Refining, marketing, and chemicals earnings soared 46% for the quarter. "Our risk management activities allowed us to achieve higher margins and the reengineering of our refineries has permanently reduced our costs," said Arledge. "In addition, we continue to benefit from earlier changes to expand our most profitable marketing operations and eliminate marginal activities.

Arledge said gas production was up 8% for the quarter to 529 MMcf/d and is expected to increase 20% by the end of the year from the 509 MMcf/d posted in 1998, which was an increase of 17% from the prior year.
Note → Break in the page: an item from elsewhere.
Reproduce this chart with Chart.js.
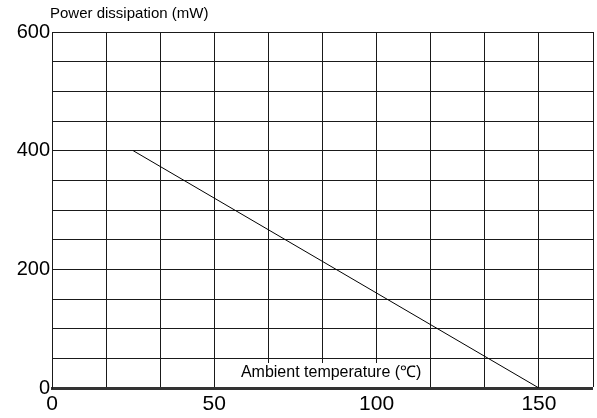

However, higher gas production wasn't enough to offset the drop in prices.

Prices realized for gas were $1.59/Mcf versus $2.01/Mcf in 1Q98. Crude oil and condensate prices were $10.38/bbl versus $13.54. Earnings before debt interest and taxes for the E&P division were $11.4 million compared to $25.5 million for the 1998 quarter.

PaineWebber energy analyst Ronald Barone said in a report on Coastal that the company is shopping for E&P properties in the offshore Gulf and South/Central Gulf and is expected to make an announcement shortly. It isn't, however, in the market to buy an entire company, Barone said.

Coastal's power and coal segments also showed improved results during the quarter. The power division reported earnings of $18.9 million compared to $11.6 million in 1Q98, and the coal segment reported $4.3 million compared to $2.8 million. The gas segment, which includes ANR Pipeline, reported a 4% drop in earnings to $187 million. Throughput for Coastal's regulated pipeline subsidiaries was 549 Bcf compared with 566 Bcf in 1Q98.